In the early 1980s Henry Bradford Washburn: adventurer, cartographer, mountaineer, museum director, photographer, pilot, et. al., began to fulfill what he called a “52 year-old dream” – his own map of Everest. Wih funding from the National Geographic Society and the Boston Museum of Science, Washburn preformed an entirely new stereo-photogrammetric survey of Nepal and Tibet that included both aerial Swissair Survey photos and Space Shuttle infrared photos:
The photos were plotted by Armin Gruen at the Eidgenössische Technische Hochschule’s department of research photogrammetry and contour maps were made by Bob Rosenstihl at Swissair Photos + Surveys. The final 1:50,000 map was drawn by the Bundesamt für Landestopographie, under the cartography director Francis Jeanrichard. In all the project took five years to complete and was published in 1988 as a supplement to National Geographic Magazine (Nov 1988).6–8 The result was not only a masterpiece of Swiss cartographic relief, but a fitting tribute to Washburn’s long career. As Ward stated in his review for the Geographical Journal: “[it] will remain the standard for a generation and reflect great credit on all who have been concerned in [its] making.”9
The Washburn map may be one of the last great traditional Swiss relief presentations. Tracing paper, India ink and airbrushes have been largely replaced by geo-visualization databases, raster digital terrain models and GIS software programs. Gruen’s team at ETH, for example, digitized Washburn’s data and modelled the peak in 3D (see the image at the top of this page).10 More recently, the National Geographic Society commissioned a photorealistic 3D model using the same data:11
1. Schneider, Erwin. Mahalangur-Himal. Begleitworte zur Alpenvereinskarte des Everest-gebietes 1:25,0000 Jahrbuch des Deutschen Alpenvereins. 1957 (82) 5–12. Between 1957–1966 Schneider with Forschung-sunternehmen Nepal Himalaya and Fritz Thyssen conducted a series of field surveys in Nepal that resulted in a number of maps between 1:10,000 and 1:100,000. These maps, most of which are still in print, are widely considered the best general-purpose maps of Nepal available.
2. Holland, G.S., Crone, G. R. A New Map of the Mount Everest Region. The Geographical Journal 1962 Mar 128(1) 54–57
3. Imhof, Eduard. Schweizerischer Mittelschulatlas, 13th ed. Zurich: Konferenz der kantonalen Erziehungsdirektoren, 1962. The image used here is from ETH’s wonderful Eduard Imhof Virtual Library.
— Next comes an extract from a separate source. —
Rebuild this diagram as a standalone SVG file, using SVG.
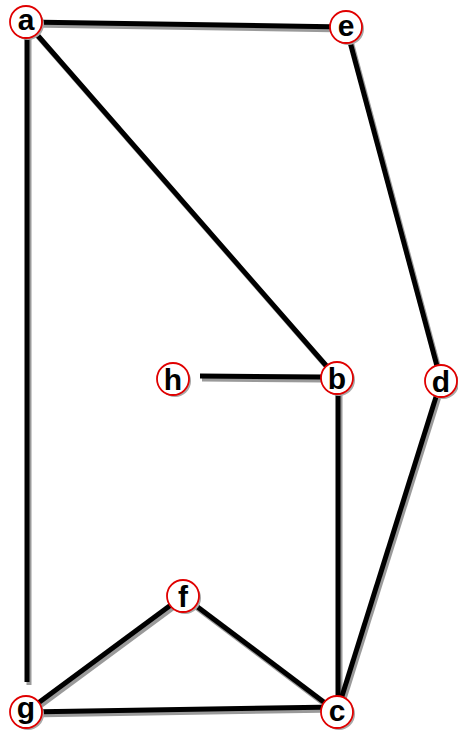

4. Here is detail from the original Chinese language version:
5. These scans were made directly from the maps. Sorry about the folds, although not so sorry that I intended to do anything about it.
6. For Washburn’s account of the project see: Washburn, B. Mapping Mount Everest. Bulletin of the American Academy of Arts and Sciences 1989 Apr;42(7): 29–44, or, Washburn, B. Mount Everest–Surveying the Third Pole. National Geographic 1988 Nov;174(11): 653–659.
7. The initial print run was almost 11 million. According to Washburn the Swiss wanted to print it but “they couldn’t print 10.6 million of anything.” It was printed by Meehan-Tooker, East Rutherford, New Jersey.
8. True story: In the mid-1990s, when your narrator was looking for the Washburn map, he directly contacted the National Geographic Society. The folded map was USD 14.99, but the back issue of the magazine (including the exact same map as a supplement) was USD 6.00. Thirteen years later, when your narrator was looking for the 2003 3D map at Half-Price Books, the folded map was USD 0.50, but the back issue of the magazine (including the exact same map), was USD 0.25. The economics of National Geographic simply elude me.
9. Ward, Michael. Sagarmatha-Mount Everest-Qomolungma by The National Geographic Society. The Geographical Journal 1989 Nov;155(3): 433–435.
10. Gruen’s project, including a number of 3D models, is online at the ETH Geodetic Sciences page.
11. A New Look at Everest. National Geographic. 2003 May;205(5): 2.